Combinatorial Testing Rant

Published on May 8, 2025
Photo by Micah Williams on Unsplash

Reindeer plummeting to their death

Those who have worked with me have probably heard this before: don’t test unfalsifiable conditions. And yet, time and again, I find myself explaining why someone’s overengineered set of black-box combinatorial tests — usually numbering more than ten — isn’t doing what they think it is.

These test suites often appear after a high-visibility bug makes it into production. The team scrambles to respond. The fix gets merged. And then comes the flood of black-box tests attempting to cover every possible permutation of inputs, flags, and configurations.

When I ask why, the answer is almost always the same: “We want to make sure this bug never happens again.”

To which I reply, often verbatim: “How many reindeer do you have to push off a roof and watch plummet to their death before you conclude that reindeer don’t fly?”

That usually stuns people. So I clarify: “I only need one. I think you only need one. You seem to need to drive them to extinction.”

You don’t prove the absence of a bug by throwing more and more random combinations at it. You prove that a bug has been addressed by writing a targeted, falsifiable test that fails before the fix and passes afterward. That’s how you ensure the bug is understood and genuinely resolved. Not with a black-box regression.

Even if you write a hundred tests, you’re only demonstrating that a hundred specific inputs didn’t break. That doesn’t mean future inputs won’t. Worse, it can give a false sense of security.

This is where white-box testing shines. If you understand the bug, you can often write a test that reaches into the logic and confirms it’s behaving correctly under the exact conditions that caused the failure. In the reindeer metaphor: instead of watching them fall, you dissect one and confirm it lacks wings. Now you’ve got science.

Sometimes, black-box tests sneak in a white-box check — like hitting an API and then verifying the database directly. But if your black-box test ends with peeking under the hood, it raises the question: why were you wearing the blindfold in the first place?
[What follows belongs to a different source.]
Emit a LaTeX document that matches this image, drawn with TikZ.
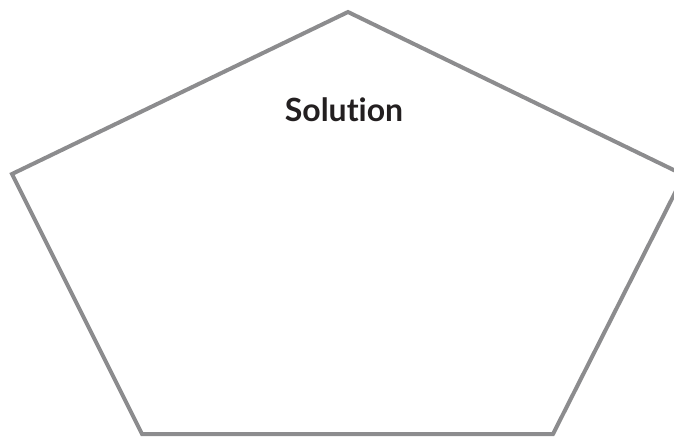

I’ve softened my stance a little over the years — especially now that we can run black-box test suites in parallel without killing CI times. But the core principle remains: write tests that teach you something when they fail. That means they must be falsifiable, grounded in the actual logic of the code, and targeted to specific, known behaviors.

Don’t try to exterminate bugs with test volume. Understand the bug. Write one great test. Then move on.